Bask mutfağı zor bir mutfak. Her ne kadar yeni yemekleri tatmaktan zevk alsam da Biarritz benim için yemek açısından iyi bir deneyim olmadı. Ama Biarritz’e sırf okyanus ve sörfçüleri görmek için gitmeye değer. Alışılagelmiş seyahat noktalarından olmadığı için oraya nasıl giderim, direk uçuş yoktur gibi kaygılarınızın olması normal. Ama inanın o kadar zor değil. Öneğin Paris’ten hızlı tren veya uçakla gidebilirsiniz. Bu arada Biarritz’e gitmişken araba kiralayıp çok yakındaki St Jean de Luz ve İspanya sınırını geçip San Sebastian’ı da mutlaka görün.
- Hotel du Palais. Eugenie ve Napoleon III, 1853 yılında evlendikten sonra kendilerine yazlık bir rezidans yapmak üzere Biarritz’de bir arsa almışlar. 1855 ve 1868 yılları arasında her yazı burada geçirmişler. Şehrin diğer ziyaretçileri arasında Belçika Kralları, Monaco prensi, İspanya kraliçesi ve güzel havadan faydalanmak isteyen İngilizler de varmış. Şehir bu şekilde popülerleşmeye başlamış ve nüfusu gittikçe artmış. Villa Eugenie daha sonra belediyeye satılmış ve Hotel du Palais adı altında bir otel halini almış.
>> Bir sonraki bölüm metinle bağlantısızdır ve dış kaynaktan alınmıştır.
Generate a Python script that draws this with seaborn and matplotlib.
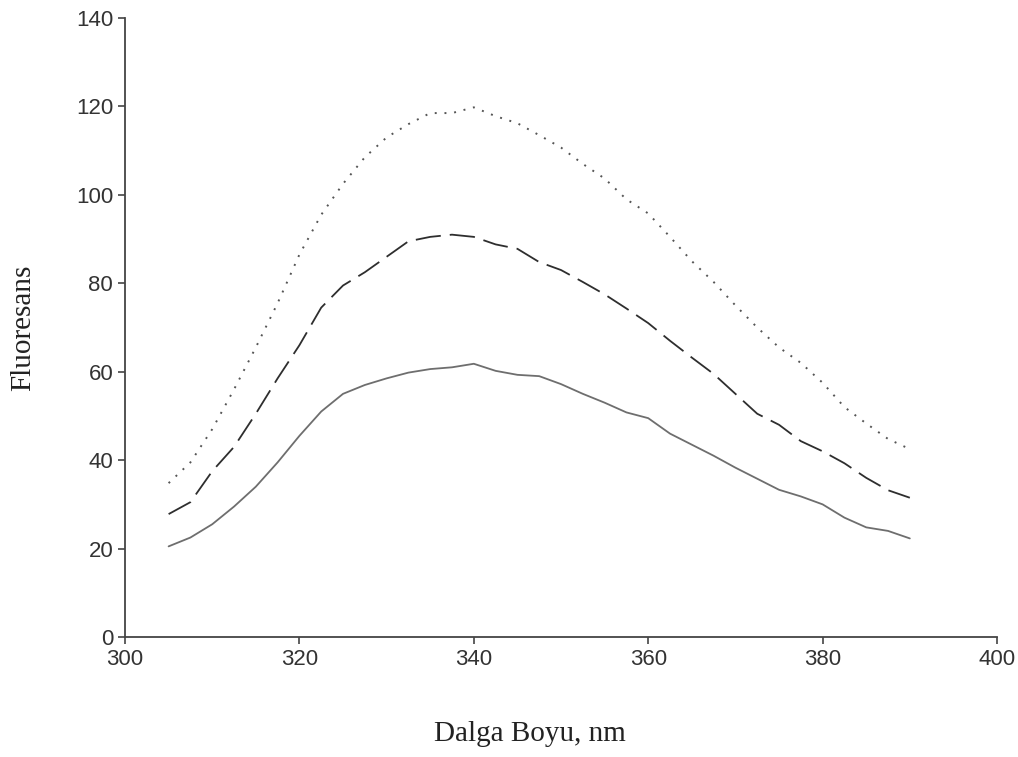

- Le Café de Paris Hotel. Şehrin tam merkezinde diyebiliriz. Arka tarafa bakan odalarda etkileyici bir okyanus manzarası var. Araba kiralamayı düşünenler için otelin tam karşısında bir otopark (Bellevue) olduğunu da söyleyelim. 5, Place Bellevue
Palmarium Biarritz. Tam bir sörfçü bar/restoranı. Özellikle yerel insanların tercih ettiği cok rahat ve sevimli bir yer. Yemeklerin porsiyonları da oldukça büyük ve lezzetli.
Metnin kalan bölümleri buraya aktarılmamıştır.